Of Roses and Thorns

2014 has been an exceptional year for me: it flitted by so quickly and gave me a memorable past. I’ve had the achievements worth remembering- like the firsts of many firsts a college student experiences such as obtaining my driving license, my first legit internship, first beauty pageant participation, my first successful batch of rum-balls, winning a design competition, etc. Then there were the embarrassing moments, like getting pulled over for the first time, missing a few stair steps.…you get my drift. And of course, there’s the one thing that youth find the essence in life- the YOLO moments.

YOLO. You Only Live Once. The term irritated me when it first came in vogue. Me, being a word geek, intolerable towards texting language and misspellings; couldn’t bear to hear another ‘meaningless’ acronym coming into existence. But of course, there is a lot of meaning behind this, and it took me two years of college to actually get around comprehending it. It could have taken me longer, or less. And this is not to say that I am totally mature and fully understand it, but I’m definitely at a better place than I was, before.

How do I know this? And how was this possible?
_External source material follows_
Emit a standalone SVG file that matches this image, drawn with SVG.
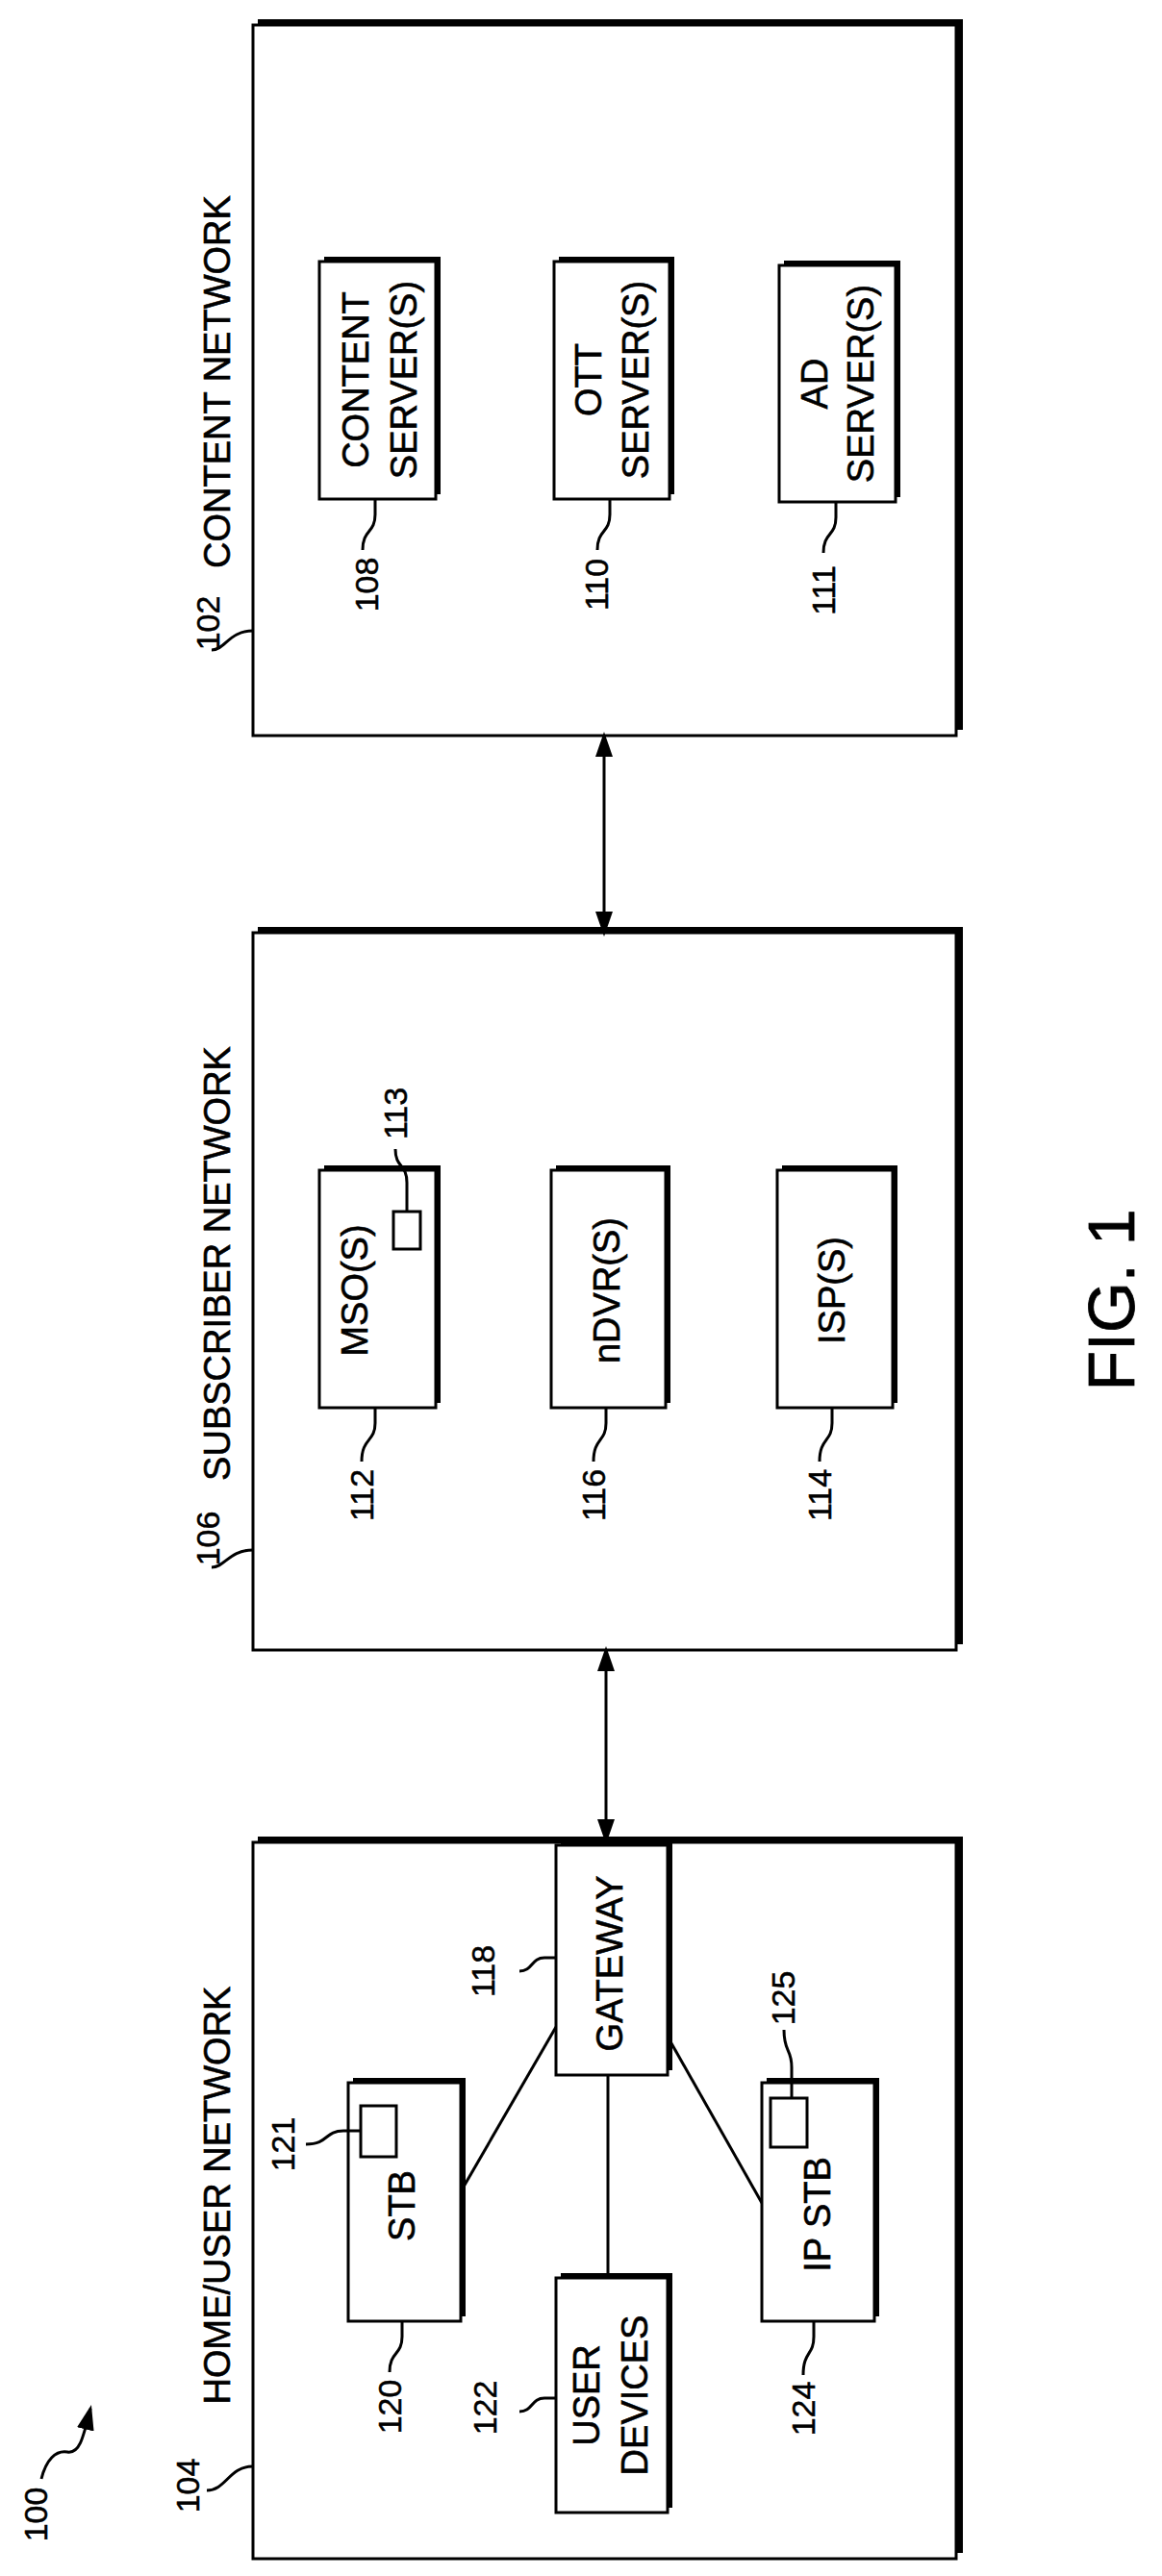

There’s only one answer to these two questions- the grace of God. I was able to positively (for the most part) experience whatever came my way, and understand whatever happened as God’s plan- learning to love him no matter what. And then I realized that I was learning to love well. Of course, I had loved my family all along- but the love for God, was starting to seem very different altogether. How do you love someone when He sends ‘bad’ occurrences your way? It’s like a camel walking through the eye of the needle. Difficult alright. But trust me, here’s where it dawned on me- that I could learn to love other people in my life, the same way. Unconditionally. No Matter What. Note, people, I might just be starting another acronym here. #NMW or however you say it!

So, as Catholics, what is our take on YOLO? Our Creed calls us to believe ‘in the resurrection of the body and life everlasting’. We do of course believe in the afterlife after the ‘judgment of the living and dead’. But that doesn’t mean we do not learn to live to the fullest. And that’s exactly what my host mother in Kansas, calls the young Catholic Spirit. At first, I presumed that it was the wise old woman in her who was able to identify my Catholic friends upon meeting them without knowing that they were Catholic. To her, young Catholics have always exhibited a ‘do-or-die’ spirit- they live passionately, love passionately like there were no tomorrow- and that’s always attractive, isn’t it? And this Spirit is what has allowed me to face my Roses and Thorns with equal tenacity- the good and bad things in life- and see God’s favour in both.

Most of the time, the control freak in me takes charge and there are days that I find my planner over-scribbled in. Ashamedly I say this, I like to hold the remote most of the time and I am a compulsive list-maker. And so yes, I do get upset when things do not go according to my way- and I’ve found that I hate surprises, especially surprises from God. Maybe you are like this, maybe you aren’t. However you approach an obstacle in life, let the young Catholic Spirit take charge. Let the Holy Spirit take charge, really. Worry about uncertainty in life is futile, as that’s how God works. Faith builds in us only through his Surprises. And if He never surprised us, then where’s the fun in that?

Now that we know that constant worry is futile, we might as well shut out the constantly reasoning voice in our head- not to say that reasoning is wrong, because it isn’t- that’s the human gift God gave us! But what I mean is more on the lines of what St. Teresa of Avila had to say to us, “This intellect is so wild that it doesn’t seem to be anything else than a frantic madman no one can tie down”. So what’s the solution, Saint Teresa?  “The important thing is not to think much but to love much and so do that which best stirs you to love. Love is not great delight but desire to please God in everything. ”,says she.

Living out a YOLO moment, thus does not mean that we forget the purgatorial consequences of our actions, but to love and live like you’re not tied down to the world (Romans 12:2). Live as if it were your only chance to live it worthily, live in spite of the Thorns and not just for the Roses. You Only Live Once, so live for God.